=== Data extract ===
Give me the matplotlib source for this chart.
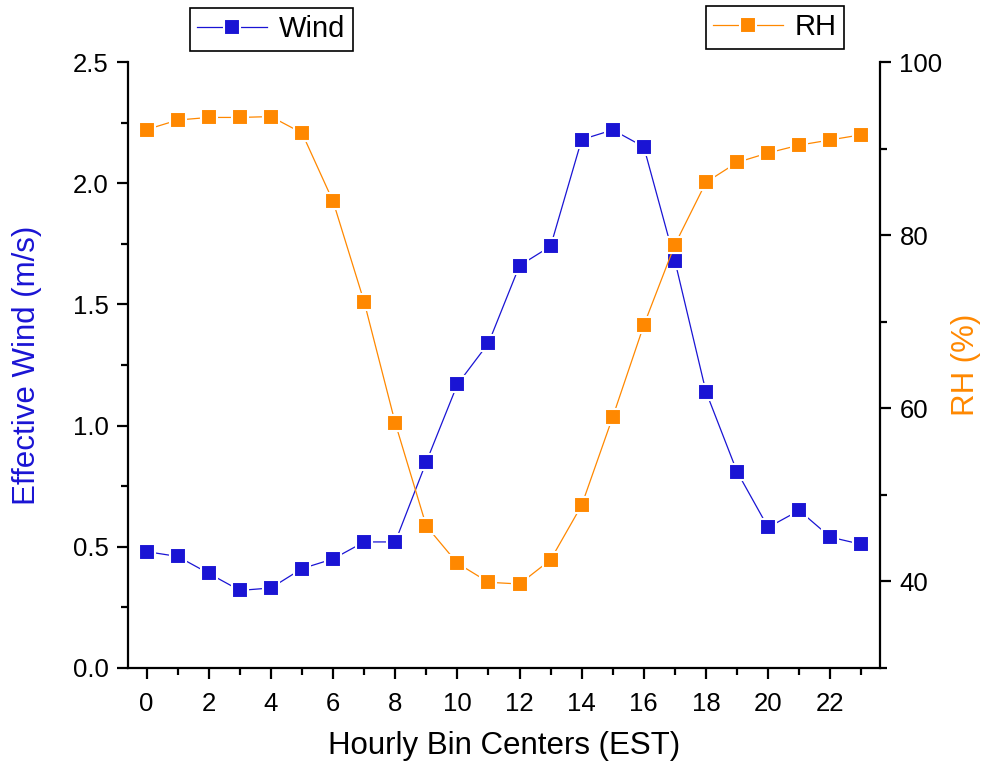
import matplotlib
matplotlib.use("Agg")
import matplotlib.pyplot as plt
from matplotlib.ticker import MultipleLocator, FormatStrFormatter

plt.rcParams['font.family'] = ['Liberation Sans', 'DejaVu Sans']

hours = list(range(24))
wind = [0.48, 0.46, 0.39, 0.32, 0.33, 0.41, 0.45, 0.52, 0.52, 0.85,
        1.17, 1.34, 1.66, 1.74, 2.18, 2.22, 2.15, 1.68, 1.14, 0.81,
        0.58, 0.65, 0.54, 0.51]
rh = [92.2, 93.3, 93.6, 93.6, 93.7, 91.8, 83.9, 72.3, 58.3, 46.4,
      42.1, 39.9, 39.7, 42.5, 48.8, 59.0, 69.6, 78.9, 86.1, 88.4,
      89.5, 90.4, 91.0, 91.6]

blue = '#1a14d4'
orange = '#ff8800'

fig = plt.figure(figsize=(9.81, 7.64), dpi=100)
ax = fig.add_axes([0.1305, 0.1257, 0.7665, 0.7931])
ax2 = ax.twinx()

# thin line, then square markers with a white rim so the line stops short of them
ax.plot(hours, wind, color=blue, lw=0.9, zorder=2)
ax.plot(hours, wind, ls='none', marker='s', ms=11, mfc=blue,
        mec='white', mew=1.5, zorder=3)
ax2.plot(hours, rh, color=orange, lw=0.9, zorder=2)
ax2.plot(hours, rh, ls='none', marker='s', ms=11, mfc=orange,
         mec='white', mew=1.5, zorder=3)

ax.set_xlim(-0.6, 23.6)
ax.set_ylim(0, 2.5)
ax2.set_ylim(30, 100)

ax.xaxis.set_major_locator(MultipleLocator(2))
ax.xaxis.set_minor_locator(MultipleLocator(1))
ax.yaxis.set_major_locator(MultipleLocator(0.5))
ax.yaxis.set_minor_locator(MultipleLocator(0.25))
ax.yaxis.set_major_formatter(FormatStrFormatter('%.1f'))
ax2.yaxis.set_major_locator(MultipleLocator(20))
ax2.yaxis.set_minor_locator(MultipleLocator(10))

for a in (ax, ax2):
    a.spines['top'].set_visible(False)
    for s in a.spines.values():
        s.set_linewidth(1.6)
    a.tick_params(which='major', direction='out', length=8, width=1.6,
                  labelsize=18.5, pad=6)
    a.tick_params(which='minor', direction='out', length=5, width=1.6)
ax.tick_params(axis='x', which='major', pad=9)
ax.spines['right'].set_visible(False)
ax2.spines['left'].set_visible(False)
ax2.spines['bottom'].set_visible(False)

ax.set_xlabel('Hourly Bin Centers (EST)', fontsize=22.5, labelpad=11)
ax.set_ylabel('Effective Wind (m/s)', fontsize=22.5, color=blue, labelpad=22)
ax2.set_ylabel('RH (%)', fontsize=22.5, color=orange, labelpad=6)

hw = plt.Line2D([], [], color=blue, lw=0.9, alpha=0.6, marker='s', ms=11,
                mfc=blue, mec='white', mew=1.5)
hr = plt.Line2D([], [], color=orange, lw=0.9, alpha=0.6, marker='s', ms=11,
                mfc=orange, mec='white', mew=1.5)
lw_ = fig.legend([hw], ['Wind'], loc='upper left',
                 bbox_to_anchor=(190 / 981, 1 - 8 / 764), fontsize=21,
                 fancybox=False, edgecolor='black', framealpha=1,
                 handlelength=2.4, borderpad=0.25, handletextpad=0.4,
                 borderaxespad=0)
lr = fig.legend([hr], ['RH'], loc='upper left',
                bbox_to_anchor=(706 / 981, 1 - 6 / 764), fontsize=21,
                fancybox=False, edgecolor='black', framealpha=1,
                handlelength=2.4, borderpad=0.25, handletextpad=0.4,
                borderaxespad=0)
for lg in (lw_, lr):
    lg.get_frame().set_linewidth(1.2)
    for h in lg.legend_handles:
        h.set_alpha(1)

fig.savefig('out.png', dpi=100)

=== What is being asked ===
Return nothing but the lines running from the start of the data to the line with "plt.rcParams['font.family'] = ['Liberation", please, both ends included and no pictures.

=== Response to this task ===
Give me the matplotlib source for this chart.
import matplotlib
matplotlib.use("Agg")
import matplotlib.pyplot as plt
from matplotlib.ticker import MultipleLocator, FormatStrFormatter

plt.rcParams['font.family'] = ['Liberation Sans', 'DejaVu Sans']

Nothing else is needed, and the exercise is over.